#2: The Tumor Sniff-Tester
While we’re on the topic of cancer (not that you asked, but here we are), colon cancer also worries me. Five years between colonoscopies? Don’t get me wrong, I’m not eager. But if catching colon cancer early is worth subjecting people to all that, it seems to me it ought to be checked more than bi-decadely.
As it happens, there will soon be a gadget in the works for that, too. Not a home colonoscopy kit, thankfully. The device I have my eye on is basically a cancer Breathalyzer. “Cancer cells have distinctive byproducts that healthy cells don’t,” explains Paul Rhodes, a
neuroscientist and entrepreneur who has founded a company called Metabolomx to develop and market cancer sniff tests. Rhodes’s plan of attack: “These small molecules diffuse into the blood and the breath, and the pattern can be recognized.”
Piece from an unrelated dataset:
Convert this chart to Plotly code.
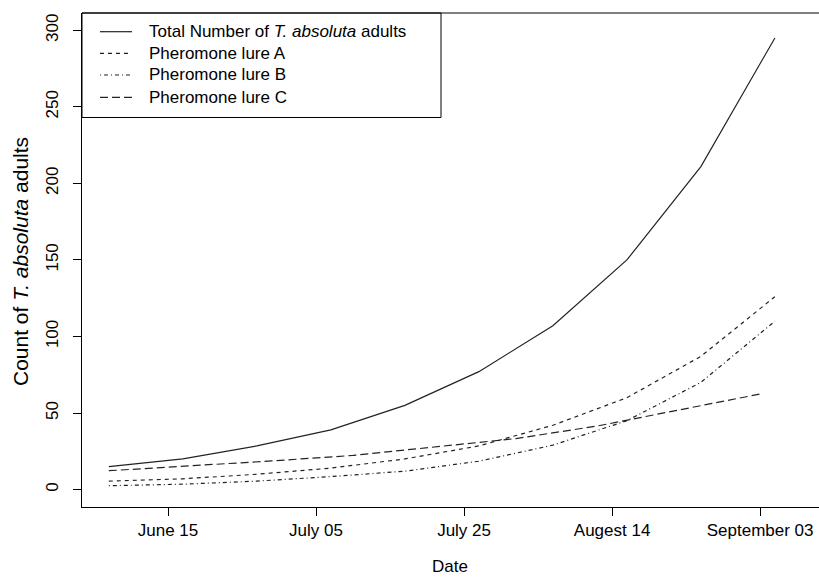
import plotly.graph_objects as go

# ---- data ----
dates = ["2014-06-07", "2014-06-17", "2014-06-27", "2014-07-07", "2014-07-17",
         "2014-07-27", "2014-08-06", "2014-08-16", "2014-08-26", "2014-09-05"]
total = [15, 20, 28.5, 39, 55, 77, 107, 150, 211, 295]
lure_a = [5.5, 7, 10, 14, 20, 28.5, 42, 60, 87, 126]
lure_b = [2.5, 3.5, 5.5, 8.5, 12, 18.5, 29, 45, 70, 110]
dates_c = ["2014-06-07", "2014-06-18", "2014-06-29", "2014-07-10", "2014-07-21",
           "2014-08-01", "2014-08-12", "2014-08-23", "2014-09-03"]
lure_c = [12.3, 15.3, 18.7, 22.3, 27.6, 33.3, 41.5, 51.8, 62.4]

tick_dates = ["2014-06-15", "2014-07-05", "2014-07-25", "2014-08-14", "2014-09-03"]
tick_text = ["June 15", "July 05", "July 25", "Augest 14", "September 03"]
y_ticks = [0, 50, 100, 150, 200, 250, 300]

series_names = ["Total Number of <i>T. absoluta</i> adults", "Pheromone lure A",
                "Pheromone lure B", "Pheromone lure C"]

FONT = "Liberation Sans, Arial, Helvetica, sans-serif"
LC = "#222222"
DASHES = ["solid", "4px,4px", "1px,3px,4px,3px", "8px,4px"]

fig = go.Figure()
series = [(dates, total), (dates, lure_a), (dates, lure_b), (dates_c, lure_c)]
for (xs, ys), nm, dsh in zip(series, series_names, DASHES):
    fig.add_trace(go.Scatter(x=xs, y=ys, mode="lines", name=nm, showlegend=False,
                             hoverinfo="skip",
                             line=dict(color=LC, width=1.2, dash=dsh)))

L, T, B = 82, 13, 70
W, H = 819, 577
pw = W - L
ph = H - T - B


def px(x):
    return (x - L) / pw


def py(y):
    return (H - B - y) / ph


shapes = [
    dict(type="line", xref="paper", yref="paper", x0=0, x1=1, y0=1, y1=1,
         line=dict(color="black", width=1)),
    dict(type="rect", xref="paper", yref="paper",
         x0=0, x1=px(441), y0=py(117.5), y1=1,
         line=dict(color="black", width=1)),
]
annotations = [
    dict(text="Date", xref="paper", yref="paper", x=px(450), y=py(566),
         xanchor="center", yanchor="middle", showarrow=False,
         font=dict(size=17, family=FONT, color="black")),
    dict(text="Count of <i>T. absoluta</i> adults", xref="paper", yref="paper",
         x=px(20), y=py(262), xanchor="center", yanchor="middle",
         textangle=-90, showarrow=False,
         font=dict(size=21, family=FONT, color="black")),
]
row_y = [31.7, 53.3, 75.0, 97.3]
for ry, nm, dsh in zip(row_y, series_names, DASHES):
    shapes.append(dict(type="line", xref="paper", yref="paper",
                       x0=px(100), x1=px(132), y0=py(ry), y1=py(ry),
                       line=dict(color=LC, width=1.2, dash=dsh)))
    annotations.append(dict(text=nm, xref="paper", yref="paper",
                            x=px(147), y=py(ry), xanchor="left", yanchor="middle",
                            showarrow=False,
                            font=dict(size=17, family=FONT, color="black")))

fig.update_layout(
    width=W, height=H,
    margin=dict(l=L, r=0, t=T, b=B, pad=0),
    paper_bgcolor="white", plot_bgcolor="white",
    font=dict(family=FONT, size=17, color="black"),
    showlegend=False,
    hovermode=False,
    xaxis=dict(type="date", range=["2014-06-03 09:00", "2014-09-10 23:00"],
               tickvals=tick_dates, ticktext=tick_text,
               showgrid=False, zeroline=False,
               showline=True, linecolor="black", linewidth=1,
               ticks="outside", ticklen=8, tickcolor="black", tickwidth=1,
               tickfont=dict(size=17, family=FONT, color="black")),
    yaxis=dict(range=[-11.4, 311.3], tickvals=y_ticks,
               showgrid=False, zeroline=False,
               showline=True, linecolor="black", linewidth=1,
               ticks="outside", ticklen=8, tickcolor="black", tickwidth=1,
               tickangle=-90, ticklabelstandoff=8,
               tickfont=dict(size=17, family=FONT, color="black")),
    shapes=shapes,
    annotations=annotations,
)

fig.write_html("out.html", config={"displayModeBar": False, "staticPlot": True},
               post_script="document.body.style.margin='0px';"
                           "document.documentElement.style.overflow='hidden';")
Rhodes’s inspiration came from cancer-sniffing dogs, which have been shown in studies to be 95 percent accurate in distinguishing the breath of a colon cancer patient from that of a healthy subject. Dogs can do that because their noses contain 900 different types of olfactory receptors, chemical detectors in cells that respond to many different kinds of odor molecules in particular ways.
My first thought was “Great, I’ll just train my dog, Welby, to sniff for colon cancer.” But I quickly realized that unless any tumor I develop happens to smell exactly like a Liv-A-Snap, I can’t count on my mutt.
I have higher hopes for the Metabolomx test, which has 130 different molecular sensors printed on a postage-stamp-size piece of plastic. Breathe on it and the sensors change color when activated; the pattern of colors can then be read by a computer for thumbs up or down. Rhodes claims that in his research, the kit has had 85 percent accuracy in identifying patients with lung cancer.
So far the Metabolomx test has been designed only to detect lung cancer, but colon and breast cancer shouldn’t be far behind, Rhodes says. He adds that other diseases should be detectable on breath as well, including diabetes and some types of kidney disease. Impoverished hypochondriacs, rejoice: When the test hits the market—in a couple of years, Rhodes hopes—it should cost just about $100 a pop.
#3: The Smartphone Physician
And what about this incredible tool I have right here in my pants, one I share with about half the people on the planet? Yes, my cell phone. As if it weren’t enough that this device enables me to text, video chat, poke, tweet, and Instagram everyone I’m usually trying to avoid, it also has the makings of a state-of-the-art medical-imaging device.
Credit UCLA bioengineer Aydogan Ozcan, who has come up with a way to convert a cell phone camera into a blood-cell imager that can potentially eliminate the need to send blood to a lab. His main trick: He replaces the physical phone-camera lens with a software lens—a set of programs that can take the chaotic-looking pattern of light and shadows that shine on the phone’s unlensed image sensor and re-create an image out of it.
Ozcan begins by mounting a glass slide containing a blood sample on the phone, right in front of the camera sensor, so that light shines through the blood. The resulting shadow pattern contains a wealth of information about whatever is in the sample. It could theoretically screen for diseases like malaria and sickle-cell anemia and could also do a straightforward blood count. “That pattern is the fingerprint of the cell’s structure,” Ozcan says. “Our algorithms can process the pattern and reconstruct the image in fine detail.” It helps, he notes, that today’s smartphones have graphics-processing units more powerful than a room-filling supercomputer of 20 years ago.
As with the other self-diagnosis tools, home use of Ozcan’s cell phone blood imager is a ways off, but it is already being looked at for pilot programs in remote locations where doctors and lab equipment are in short supply. The images it captures can be sent off as text-message attachments to a lab technician. And someday, the phone may have the smarts to do the diagnosis on its own. “A cell phone embodies an amazing set of technologies,” Ozcan says. “Scientists are just realizing what a cost-effective platform it is for diagnosis.”
I, for one, am perfectly ready to hand over all responsibility for monitoring my health to my cell phone. I’d set it up to run through a complete battery of tests every hour and tweet my doctor the results. I’m sure she’d want to be kept posted. And think of how much material we’ll get to go over together during my annual visit. I can’t wait to see the look on her face.